En las Tesis sobre el concepto de historia, Benjamin nos dejará atónitos ante una imagen igualmente desconcertante del Paraíso, del cual proviene el huracán del progreso. Todo indicaría que el origen endemoniado de esta tormenta debería hallase en el Infierno; sin embargo, el filósofo prefiere evocar la violenta expulsión del Edén.12 El Angelus Novus de Paul Klee, evocado en la tesis IX —conocido como el ángel de la historia—, a la manera de los niños, combina la ternura melancólica con la violencia de los querubines apostados en la entrada del Edén que se encuentran armados para impedir el retorno de los exiliados. Benjamin atribuye a Klee el haber captado “el aspecto despótico e inhumano de los niños”, capaces de cometer —como cita— “atentados terroristas en miniatura” (Benjamin 1989: 83). Algo de esto expresó el escultor Anselm Kiefer en su instalación “Angelus Novus: amapola y memoria”, que en el Museo Israel de Jerusalén exhibió un avión de plomo cubierto de libros metálicos con amapolas y semillas apuntando a la obra de Klee.13 Avión de guerra, querubín metálico. Otra vez el amasijo mesiánico de promesa y terror.

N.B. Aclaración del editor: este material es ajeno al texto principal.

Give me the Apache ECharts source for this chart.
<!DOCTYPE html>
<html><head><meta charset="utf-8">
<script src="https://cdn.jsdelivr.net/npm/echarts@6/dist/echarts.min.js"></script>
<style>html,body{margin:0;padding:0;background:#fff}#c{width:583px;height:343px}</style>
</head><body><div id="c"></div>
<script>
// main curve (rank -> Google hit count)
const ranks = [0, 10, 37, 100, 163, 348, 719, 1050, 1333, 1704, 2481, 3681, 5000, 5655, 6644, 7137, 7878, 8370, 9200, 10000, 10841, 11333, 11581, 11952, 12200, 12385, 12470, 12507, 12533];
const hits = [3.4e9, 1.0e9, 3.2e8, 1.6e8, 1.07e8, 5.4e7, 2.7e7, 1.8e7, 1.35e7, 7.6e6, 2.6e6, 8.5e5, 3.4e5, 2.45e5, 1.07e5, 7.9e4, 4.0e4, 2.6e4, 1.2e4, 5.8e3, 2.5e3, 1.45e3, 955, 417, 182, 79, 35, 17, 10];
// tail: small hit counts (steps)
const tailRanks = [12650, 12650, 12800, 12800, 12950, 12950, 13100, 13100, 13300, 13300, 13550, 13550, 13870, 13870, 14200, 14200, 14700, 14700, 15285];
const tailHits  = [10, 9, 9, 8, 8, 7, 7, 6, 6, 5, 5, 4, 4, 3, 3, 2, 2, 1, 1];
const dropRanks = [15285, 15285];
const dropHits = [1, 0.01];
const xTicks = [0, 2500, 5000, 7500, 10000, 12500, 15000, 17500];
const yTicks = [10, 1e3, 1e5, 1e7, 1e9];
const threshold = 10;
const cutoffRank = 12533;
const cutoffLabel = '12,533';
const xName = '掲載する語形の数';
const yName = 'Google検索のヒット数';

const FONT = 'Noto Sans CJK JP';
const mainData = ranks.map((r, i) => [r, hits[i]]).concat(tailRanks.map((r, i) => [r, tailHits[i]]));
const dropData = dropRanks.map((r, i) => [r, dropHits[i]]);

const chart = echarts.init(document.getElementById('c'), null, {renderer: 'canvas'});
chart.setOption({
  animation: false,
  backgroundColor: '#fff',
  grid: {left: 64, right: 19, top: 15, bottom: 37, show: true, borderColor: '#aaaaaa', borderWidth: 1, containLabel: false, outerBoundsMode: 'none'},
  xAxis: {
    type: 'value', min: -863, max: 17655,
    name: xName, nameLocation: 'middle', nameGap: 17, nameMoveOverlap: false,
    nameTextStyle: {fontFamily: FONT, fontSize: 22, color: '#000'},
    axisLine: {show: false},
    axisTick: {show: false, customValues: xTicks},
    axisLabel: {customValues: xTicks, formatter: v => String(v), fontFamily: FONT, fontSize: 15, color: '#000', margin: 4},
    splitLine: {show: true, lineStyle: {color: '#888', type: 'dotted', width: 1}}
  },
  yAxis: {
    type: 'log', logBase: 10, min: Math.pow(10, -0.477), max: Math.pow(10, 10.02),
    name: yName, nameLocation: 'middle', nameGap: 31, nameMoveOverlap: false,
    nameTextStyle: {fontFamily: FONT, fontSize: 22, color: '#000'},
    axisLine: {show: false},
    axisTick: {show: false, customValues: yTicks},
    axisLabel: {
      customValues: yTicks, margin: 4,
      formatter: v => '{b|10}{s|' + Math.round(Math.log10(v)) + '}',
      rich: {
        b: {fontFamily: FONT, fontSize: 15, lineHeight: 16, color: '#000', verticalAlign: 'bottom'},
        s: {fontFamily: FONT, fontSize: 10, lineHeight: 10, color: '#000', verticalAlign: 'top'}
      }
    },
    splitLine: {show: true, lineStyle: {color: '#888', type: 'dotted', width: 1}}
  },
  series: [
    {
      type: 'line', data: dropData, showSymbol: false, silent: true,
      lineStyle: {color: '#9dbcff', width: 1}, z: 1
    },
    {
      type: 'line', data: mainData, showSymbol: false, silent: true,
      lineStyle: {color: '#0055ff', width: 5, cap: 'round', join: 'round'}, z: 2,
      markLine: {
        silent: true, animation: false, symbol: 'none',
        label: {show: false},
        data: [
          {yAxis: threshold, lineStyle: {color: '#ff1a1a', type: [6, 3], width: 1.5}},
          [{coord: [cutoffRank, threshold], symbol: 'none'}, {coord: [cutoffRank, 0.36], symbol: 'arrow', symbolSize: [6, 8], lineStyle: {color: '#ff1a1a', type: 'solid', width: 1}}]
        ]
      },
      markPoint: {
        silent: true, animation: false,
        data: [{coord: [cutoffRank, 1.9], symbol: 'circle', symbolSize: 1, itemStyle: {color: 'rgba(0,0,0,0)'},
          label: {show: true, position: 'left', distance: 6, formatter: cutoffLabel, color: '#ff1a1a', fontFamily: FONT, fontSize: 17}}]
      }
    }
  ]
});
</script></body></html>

Los escritos de Benjamin sobre la infancia, sin edulcorantes, desenmascaran la pobre experiencia del capitalismo adultocéntrico y su pedagogía colonial (Benjamin 1989: 131-133). Los querubines benjaminianos cuentan con dos armas lúdicas (¿ludistas?) para ahuyentar la imposición burguesa de crecer: la exageración en el juego y la repetición de la narración (Benjamin 1989: 93 y 137).
¡Alerta!
Niños de la intemperie leyendo las intemperancias de su lengua
No había nada de ejemplar en Pestalozzi. Lo que él ofrecía a esos niños sin los cuales no podía vivir, no era su ejemplo, sino su mano […]. Esa mano siempre estaba dispuesta, ya ayudando en el juego o el trabajo, ya acariciando de improviso la frente de un niño al pasar. Mucho de ello lo encontramos en su doctrina, pero lo mejor se halla en la práctica a la que dedicó en Iferten, con toda exclusividad, sus últimas energías (Benjamin 1989: 142).
Volvamos a la lectura infantil, esa aventura nívea que arroja al joven lector a la intemperie. Durante la experiencia de Pestalozzi en Iferten, donde el filósofo vio “un permanente congreso pedagógico”, el exterior era un escenario esencial donde se desarrollaba la educación. Con el pedagogo, en el acto de lectura participaba el cuerpo. La gestualidad, tan valorada por Benjamin en el teatro infantil, era parte integral de una educación inquieta. Pedagogía inquietante para los parámetros burgueses, amparados en los valores del Estado nacional, que tanto teme a esa costumbre de intemperie llamada nomadismo. El aprendizaje que incluía los gestos anhelaba volver a encontrar la escuelita de niños pobres (Benjamin 1989: 141). Consciente de las trampas del adultocentrismo burgués que con su pedagogía ejemplar solo induce a la egolatría, el Maestro enseñaba tendiendo su mano. Este gesto educador tiene muchos sentidos: la mano se tiende abierta para acariciar o ayudar, pero el tacto —y en esto la caricia es paradigmática— no distingue entre lo que da y lo que recibe. Por eso el gesto enseñante de Pestalozzi, abierto a lo inesperado (y en ese sentido, mesiánico), tiene algo de la lectura infantil en la tormenta de nieve. Al modo del niño lector ante el libro, el Maestro tiende su mano con una confianza ilimitada. Sin confianza no hay educación sino mera transmisión de datos: confía el que enseña, confía el que aprende y por la vía de la confianza los papeles se intercambian. Pero confiar ¿no es cosa de ingenuos? La ingenuidad y la utopía siempre fueron confidentes. He aquí la señal secreta de lo venidero revelada en el gesto infantil que el Maestro captó: decrecer, reconocerse vulnerable (no intercambiar saberes, sino perplejidades).
Quisiera actualizar la experiencia benjaminiana del niño leyendo a propósito de un video filmado el 8 de abril de 2015, con motivo del Día Internacional del Pueblo Gitano.14 En él los hijos del pueblo nómade aparecen leyendo en el diccionario las acepciones de gitano. Luego de entregarse con confianza a la lectura, la inquietud de los pequeños lectores se hace notar ante el miedo a la alteridad (que es el miedo del Estado ante los nómades) expresado por nuestro idioma con una agresión. ¿Cómo puede una autoridad sobre la lengua permitirse definir a sus hijos, en una de sus acepciones, como trapaceros? ¿Acaso la autoridad no está destinada a cuidar a quienes se encuentran bajo su tutela?
El niño abre el diccionario y lo sorprende un proyectil. Si nos acuclillamos junto al benjamín de la filosofía, en el gesto del pequeño lector se nos revelará la mesiánica - revolucionaria - “señal secreta de lo venidero.”